Social engineering attacks trick users into revealing information or performing actions that bypass technical controls. Phishing is the most common example, often arriving as an email that looks legitimate but contains a fake link or attachment. Pretexting involves pretending to be someone else to gain trust. Baiting might involve leaving a malicious flash drive in a public place, hoping someone plugs it in. Tailgating is a physical tactic where an attacker follows an employee into a secure area. Training users to detect and avoid these tactics is often more effective than technical tools alone.
Wireless security is vital in both home and business networks. Secure standards include W P A two and W P A three, which use strong encryption protocols like A E S. Older standards like W E P are considered insecure and should not be used. Open networks with no password present a major security risk, allowing anyone nearby to access the connection. Weak controls such as M A C address filtering or hiding the S S I D may deter casual users but do not provide real protection. A well-configured wireless network uses modern encryption and strong passwords.
Device hardening means reducing the attack surface of a system by disabling unused features and applying best practices. This includes turning off unused ports, disabling unnecessary services, and removing software that is not needed. Firmware should be updated, and security patches must be applied to address known vulnerabilities. Disabling automatic login, enforcing lock screens, and enabling disk encryption are all part of hardening. These steps are especially important for laptops, public terminals, and systems in exposed environments.

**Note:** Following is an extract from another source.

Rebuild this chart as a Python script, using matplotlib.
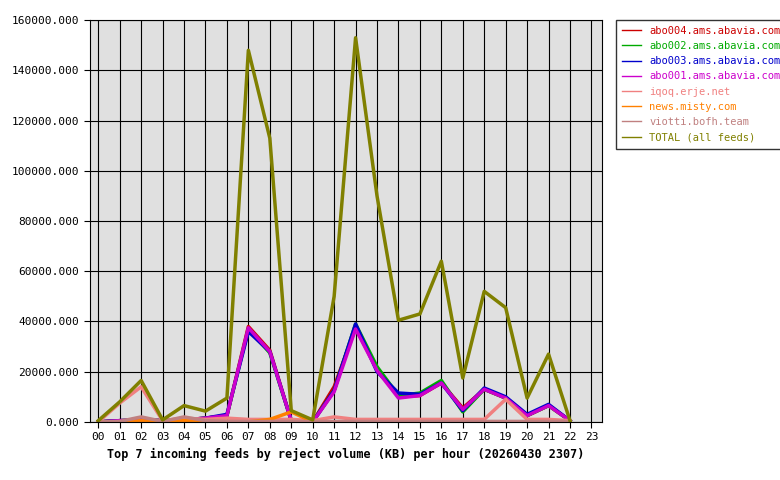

Patch management ensures that operating systems, drivers, applications, and firmware are updated regularly to fix security flaws. In business environments, updates may be scheduled or deployed automatically using centralized tools like W S U S or Endpoint Manager. Home systems often rely on Windows Update or app-specific updaters. Delaying patches leaves systems vulnerable to known exploits, especially in the weeks after a vulnerability is disclosed. Effective patch management is a core part of system reliability and security.
When equipment reaches the end of its life, secure disposal becomes essential. Hard drives must be wiped using certified tools or physically destroyed. Printed documents must be shredded, and flash media should be physically damaged to prevent data recovery. Simply deleting files is not enough, as data can often be recovered. Many companies maintain a disposal policy that includes documentation, verification, and chain of custody for decommissioned equipment. Technicians may be required to record serial numbers and confirm that devices are sanitized before leaving company control.
Here is a real-world scenario: A technician receives notice that a company laptop has been stolen from a vehicle. Because the drive was encrypted with BitLocker and the system required multi-factor authentication to access corporate resources, no sensitive data was compromised. The laptop also had location tracking enabled, helping law enforcement attempt recovery. Thanks to security policies and tools, the theft had minimal impact. This type of layered defense demonstrates how policies, user behavior, and technology work together to reduce risk.
To summarize, Domain Two of the Core Two exam covers the broad spectrum of security. It includes both physical protections, such as locking devices and destroying media, and digital defenses like encryption, firewalls, and patching. User education, layered security models, and attack prevention strategies all play a role. This domain is one of the most frequently tested areas of the exam, and mastering it will improve both your test performance and your ability to protect systems in the real world.